As we get acclimated to being homebound to combat a viral pandemic, we have begun to internalise that this may be one of several changes we have to adapt to in the coming weeks. With lockdowns enforced in many places across the globe, people have been keenly following the news cycle to understand the measures being explored to ease restrictions.
Topmost on everyone’s minds has been the imminent transition back to the workplace.
While governments in some countries have allowed the reopening of offices – albeit with some conditions – it cannot be emphasised enough that we will all be joining an altered version of our workplaces once the lockdown has been revoked.
With social distancing being the key tool and an effective measure as part of the ongoing effort to mitigate the spread of Covid-19, are workplaces ready to have the same upheld within their establishments?
AI To Check On Social Distancing
Some companies, including Amazon, have been leveraging artificial intelligence (AI) and machine learning (ML) software to monitor the distances maintained between their warehouse staff. These tools flag warnings in real-time when expected behaviours deviate from a certain standard and cause aberrations.
Drishti, a startup based out of Silicon Valley, develops AI tools that joins a growing suite of technologies that are increasingly being used to surveil workers. Another notable example is Landing AI.
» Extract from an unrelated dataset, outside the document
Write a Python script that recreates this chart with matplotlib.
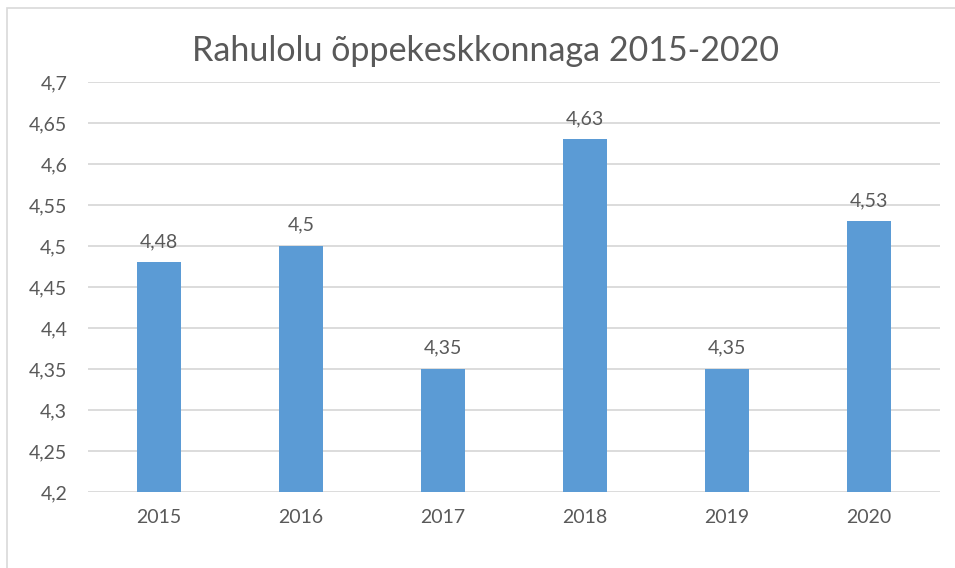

Founded by data science influencer Andrew Ng, this startup has created an AI-enabled system that can be doubled down as a workplace monitoring tool to complement efforts to maintain social distancing protocols in offices. According to the California-based company’s blog, it analyses video streams from mounted cameras to detect if employees are keeping a safe distance from each other.
The Landing AI social distancing detector demo visually explains the approach employed by the startup to achieve this. While the left shows people walking down a street, the right offers a bird’s-eye view of the same, with each person represented as a dot. These dots turn red when they move close to each other, indicating when social distancing protocol has been violated.
If companies integrate this software into their security camera systems in a work setting, it could be used to highlight people in danger of possibly contracting the virus, or even spreading it further. According to the startup, it can also be used to issue an alert to remind people to keep a safe distance.
What is more, since AI is continually watching these video streams, it can extract valuable data about timing and actions, which can in turn, inform new ways of assigning work and rearranging workspaces to prevent such violations.
Technical Methodology Behind Landing AI’s tool
It comprises three main steps – calibration, detection, and measurement. According to Landing AI, the tool must first be calibrated to map any security footage against real-world dimensions. Next, a trained neural network identifies the people in the footage, while another algorithm computes the distances maintained between them.
Calibration: This includes shifting from perspective view to a bird’s-eye view. How is this achieved? When taken from a single camera, select four points in the perspective view and map them to the corners of a rectangle in the top-down view. Although this method can be challenging to apply correctly to the entire perspective image, Landing AI claims to have built a tool that can enable non-technical users to also easily calibrate.
Original perspective view overlaid with a calibration grid (left). Bird’s-eye view (right)
Detection: This is followed by applying a pedestrian detector to the perspective view to draw a bounding box around each one. According to the blog, the startup has used an open-source pedestrian detection network based on Faster R-CNN architecture.
Measurement: The last steps involve estimating their location in the bird’s-eye view using the bounding box for each pedestrian. Finally, compute the distance between people and scale the distances by the scaling factor estimated from calibration.
As critical as it is to maintain safe distances between colleagues in a work environment, it is just as important to be mindful of these practices when commuting to work.
Deep learning algorithms, computer vision and image processing can be used to measure social distancing in public spaces. For instance, Newcastle University’s Urban Observatory has developed algorithms that can automatically measure social distancing between pedestrians on the road.
Innovations like these can help identify bottlenecks where social distancing is difficult to maintain so that appropriate strategies can be implemented. What is more, it also affords insights into long-term behavioral changes.